**EXERCISE DESCRIPTION**
Where a line in the listing contains the string "React", copy that line out.
• • •
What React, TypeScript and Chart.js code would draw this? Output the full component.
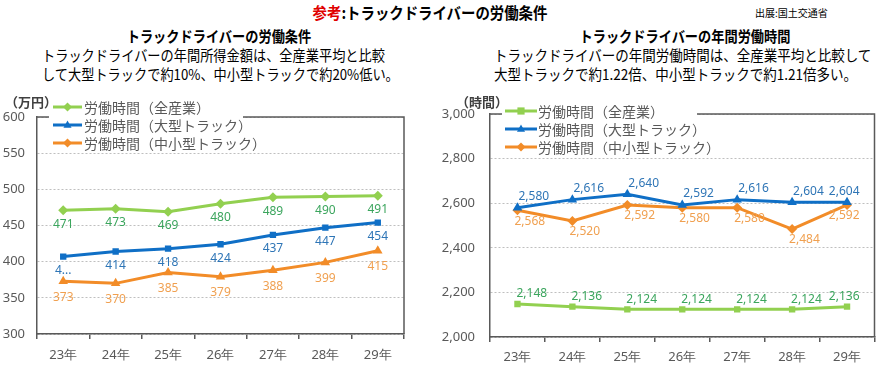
import React, { useEffect, useRef } from "react";
import { Chart, registerables } from "chart.js";

Chart.register(...registerables);

const categories = ["23年", "24年", "25年", "26年", "27年", "28年", "29年"];
const seriesNames = ["労働時間（全産業）", "労働時間（大型トラック）", "労働時間（中小型トラック）"];

// Left chart: annual income (万円)
const incomeAll = [471, 473, 469, 480, 489, 490, 491];
const incomeLarge = [407, 414, 418, 424, 437, 447, 454];
const incomeSmall = [373, 370, 385, 379, 388, 399, 415];
const incomeLargeFirstLabel = "4...";
const incomeAxis = { min: 300, max: 600, step: 50 };

// Right chart: annual working hours (時間)
const hoursAll = [2148, 2136, 2124, 2124, 2124, 2124, 2136];
const hoursLarge = [2580, 2616, 2640, 2592, 2616, 2604, 2604];
const hoursSmall = [2568, 2520, 2592, 2580, 2580, 2484, 2592];
const hoursAxis = { min: 2000, max: 3000, step: 200 };

const GREEN = "#92D050";
const GREEN_TXT = "#3BA55D";
const BLUE = "#0F6FC6";
const BLUE_TXT = "#2E75B6";
const ORANGE = "#F28C28";
const ORANGE_TXT = "#F0A050";
const AXIS = "#595959";
const TICK_TXT = "#595959";
const CJK = '"Noto Sans CJK JP", sans-serif';
const NUM = '"Noto Sans", sans-serif';

const fmt = (v: number) => v.toLocaleString("en-US");

function drawMarker(ctx: CanvasRenderingContext2D, style: string, x: number, y: number, r: number, color: string) {
  ctx.save();
  ctx.fillStyle = color;
  ctx.beginPath();
  if (style === "rectRot") {
    ctx.moveTo(x, y - r);
    ctx.lineTo(x + r, y);
    ctx.lineTo(x, y + r);
    ctx.lineTo(x - r, y);
  } else if (style === "triangle") {
    ctx.moveTo(x, y - r);
    ctx.lineTo(x + r * 0.9, y + r * 0.6);
    ctx.lineTo(x - r * 0.9, y + r * 0.6);
  } else {
    ctx.rect(x - r * 0.8, y - r * 0.8, r * 1.6, r * 1.6);
  }
  ctx.closePath();
  ctx.fill();
  ctx.restore();
}

const boxPlugin = {
  id: "plotBox",
  beforeDatasetsDraw(chart: any) {
    const { ctx, chartArea: a } = chart;
    ctx.save();
    ctx.strokeStyle = AXIS;
    ctx.lineWidth = 1.5;
    ctx.beginPath();
    ctx.moveTo(a.left, a.top);
    ctx.lineTo(a.right, a.top);
    ctx.lineTo(a.right, a.bottom);
    ctx.stroke();
    ctx.restore();
  },
};

const labelPlugin = {
  id: "valueLabels",
  afterDatasetsDraw(chart: any) {
    const ctx = chart.ctx;
    const area = chart.chartArea;
    chart.data.datasets.forEach((ds: any, di: number) => {
      const cfg = ds.labelCfg;
      if (!cfg) return;
      const meta = chart.getDatasetMeta(di);
      meta.data.forEach((pt: any, i: number) => {
        const text = cfg.format(ds.data[i], i);
        ctx.save();
        ctx.font = `12px ${NUM}`;
        ctx.fillStyle = cfg.color;
        ctx.textAlign = cfg.align;
        ctx.textBaseline = "middle";
        let x = pt.x + cfg.dx;
        if (cfg.align === "left") {
          const w = ctx.measureText(text).width;
          const limit = area.right - (cfg.rightGap || 0);
          if (x + w > limit) x = limit - w;
        }
        ctx.fillText(text, x, pt.y + cfg.dy);
        ctx.restore();
      });
    });
  },
};

const legendPlugin = {
  id: "boxLegend",
  afterDraw(chart: any, _args: any, opts: any) {
    const ctx = chart.ctx;
    ctx.save();
    ctx.fillStyle = "#ffffff";
    ctx.fillRect(opts.x, opts.y, opts.w, opts.h);
    opts.items.forEach((it: any, i: number) => {
      const y = opts.rowY + i * opts.rowGap;
      ctx.strokeStyle = it.color;
      ctx.lineWidth = 3;
      ctx.beginPath();
      ctx.moveTo(opts.lineX1, y);
      ctx.lineTo(opts.lineX2, y);
      ctx.stroke();
      drawMarker(ctx, it.pointStyle, (opts.lineX1 + opts.lineX2) / 2, y, 4.5, it.color);
      ctx.fillStyle = TICK_TXT;
      ctx.font = `14px ${CJK}`;
      ctx.textAlign = "left";
      ctx.textBaseline = "middle";
      ctx.fillText(it.label, opts.textX, y + 1);
    });
    ctx.restore();
  },
};

function makeConfig(p: any) {
  return {
    type: "line",
    data: {
      labels: categories,
      datasets: p.datasets.map((d: any) => ({
        label: d.label,
        data: d.data,
        borderColor: d.color,
        backgroundColor: d.color,
        borderWidth: 3,
        pointStyle: d.pointStyle,
        pointRadius: d.pointRadius,
        pointBorderWidth: 0,
        tension: 0,
        labelCfg: d.labelCfg,
      })),
    },
    options: {
      responsive: false,
      animation: false,
      events: [],
      layout: { padding: p.padding },
      plugins: {
        legend: { display: false },
        tooltip: { enabled: false },
        boxLegend: p.legend,
      },
      scales: {
        x: {
          offset: true,
          grid: { display: true, drawOnChartArea: false, drawTicks: true, tickLength: 5, offset: true, color: AXIS, lineWidth: 1.5 },
          border: { display: true, color: AXIS, width: 1.5 },
          ticks: { color: TICK_TXT, font: { family: NUM, size: 13 }, padding: p.xPad, maxRotation: 0 },
          afterFit: (s: any) => { s.height = p.xHeight; },
        },
        y: {
          min: p.axis.min,
          max: p.axis.max,
          grid: { color: "#BFBFBF", lineWidth: 1, drawTicks: false },
          border: { display: true, color: AXIS, width: 1.5, dash: [2, 2] },
          ticks: {
            stepSize: p.axis.step,
            color: TICK_TXT,
            font: { family: NUM, size: 13 },
            padding: p.yPad,
            callback: (v: any) => fmt(Number(v)),
          },
          afterFit: (s: any) => { s.width = p.yWidth; },
        },
      },
    },
    plugins: [boxPlugin, labelPlugin, legendPlugin],
  };
}

function LineChart({ config, left, top, width, height }: any) {
  const ref = useRef<HTMLCanvasElement>(null);
  useEffect(() => {
    if (!ref.current) return;
    const chart = new Chart(ref.current, config);
    return () => chart.destroy();
  }, []);
  return (
    <canvas
      ref={ref}
      width={width}
      height={height}
      style={{ position: "absolute", left, top, width, height }}
    />
  );
}

const leftConfig = makeConfig({
  axis: incomeAxis,
  padding: { left: 0, right: 36, top: 32, bottom: 0 },
  yWidth: 37,
  xHeight: 31,
  yPad: 12,
  xPad: 8,
  legend: {
    x: 49, y: 8, w: 194, h: 58, rowY: 22, rowGap: 18, lineX1: 53, lineX2: 82, textX: 84,
    items: [
      { label: seriesNames[0], color: GREEN, pointStyle: "rectRot" },
      { label: seriesNames[1], color: BLUE, pointStyle: "triangle" },
      { label: seriesNames[2], color: ORANGE, pointStyle: "rectRot" },
    ],
  },
  datasets: [
    { label: seriesNames[0], data: incomeAll, color: GREEN, pointStyle: "rectRot", pointRadius: 5,
      labelCfg: { color: GREEN_TXT, align: "center", dx: 0, dy: 14, format: (v: number) => fmt(v) } },
    { label: seriesNames[1], data: incomeLarge, color: BLUE, pointStyle: "rect", pointRadius: 4.5,
      labelCfg: { color: BLUE_TXT, align: "center", dx: 0, dy: 14, format: (v: number, i: number) => (i === 0 ? incomeLargeFirstLabel : fmt(v)) } },
    { label: seriesNames[2], data: incomeSmall, color: ORANGE, pointStyle: "triangle", pointRadius: 5.5,
      labelCfg: { color: ORANGE_TXT, align: "center", dx: 0, dy: 16, format: (v: number) => fmt(v) } },
  ],
});

const rightConfig = makeConfig({
  axis: hoursAxis,
  padding: { left: 0, right: 2, top: 29, bottom: 0 },
  yWidth: 50,
  xHeight: 28,
  yPad: 15,
  xPad: 7,
  legend: {
    x: 62, y: 10, w: 195, h: 60, rowY: 26, rowGap: 18, lineX1: 65, lineX2: 97, textX: 98,
    items: [
      { label: seriesNames[0], color: GREEN, pointStyle: "rect" },
      { label: seriesNames[1], color: BLUE, pointStyle: "triangle" },
      { label: seriesNames[2], color: ORANGE, pointStyle: "rectRot" },
    ],
  },
  datasets: [
    { label: seriesNames[0], data: hoursAll, color: GREEN, pointStyle: "rect", pointRadius: 4.5,
      labelCfg: { color: GREEN_TXT, align: "left", dx: -1, dy: -10, rightGap: 15, format: (v: number) => fmt(v) } },
    { label: seriesNames[1], data: hoursLarge, color: BLUE, pointStyle: "triangle", pointRadius: 5.5,
      labelCfg: { color: BLUE_TXT, align: "left", dx: 1, dy: -11, rightGap: 15, format: (v: number) => fmt(v) } },
    { label: seriesNames[2], data: hoursSmall, color: ORANGE, pointStyle: "rectRot", pointRadius: 5,
      labelCfg: { color: ORANGE_TXT, align: "left", dx: -3, dy: 11, rightGap: 15, format: (v: number) => fmt(v) } },
  ],
});

const abs = (o: any): React.CSSProperties => ({ position: "absolute", whiteSpace: "nowrap", fontFamily: CJK, color: "#000", ...o });

export default function App() {
  return (
    <div style={{ position: "absolute", left: 0, top: 0, width: 880, height: 365, background: "#fff", overflow: "hidden" }}>
      <LineChart config={leftConfig} left={0} top={85} width={440} height={280} />
      <LineChart config={rightConfig} left={440} top={85} width={440} height={280} />

      <div style={abs({ left: 230, top: 2, width: 400, textAlign: "center", fontSize: 16, lineHeight: "20px", fontWeight: "bold", transform: "scaleX(0.9)" })}>
        <span style={{ color: "#E00000" }}>参考</span>:トラックドライバーの労働条件
      </div>
      <div style={abs({ left: 755, top: 5, fontSize: 10, lineHeight: "16px" })}>出展:国土交通省</div>

      <div style={abs({ left: 69, top: 26, width: 300, textAlign: "center", fontSize: 15, lineHeight: "20px", fontWeight: "bold", transform: "scaleX(0.88)" })}>
        トラックドライバーの労働条件
      </div>
      <div style={abs({ left: 535, top: 26, width: 300, textAlign: "center", fontSize: 15, lineHeight: "20px", fontWeight: "bold", transform: "scaleX(0.88)" })}>
        トラックドライバーの年間労働時間
      </div>

      <div style={abs({ left: 42, top: 45, fontSize: 15, lineHeight: "19px", transform: "scaleX(0.88)", transformOrigin: "left center" })}>
        トラックドライバーの年間所得金額は、全産業平均と比較
        <br />
        して大型トラックで約10%、中小型トラックで約20%低い。
      </div>
      <div style={abs({ left: 494, top: 45, fontSize: 15, lineHeight: "19px", transform: "scaleX(0.9)", transformOrigin: "left center" })}>
        トラックドライバーの年間労働時間は、全産業平均と比較して
        <br />
        大型トラックで約1.22倍、中小型トラックで約1.21倍多い。
      </div>

      <div style={abs({ left: 5, top: 93, fontSize: 13, lineHeight: "18px", fontWeight: "bold", color: "#404040" })}>（万円）</div>
      <div style={abs({ left: 456, top: 93, fontSize: 13, lineHeight: "18px", fontWeight: "bold", color: "#404040" })}>（時間）</div>
    </div>
  );
}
• • •
**TASK RESPONSE**
What React, TypeScript and Chart.js code would draw this? Output the full component.
import React, { useEffect, useRef } from "react";
const abs = (o: any): React.CSSProperties => ({ position: "absolute", whiteSpace: "nowrap", fontFamily: CJK, color: "#000", ...o });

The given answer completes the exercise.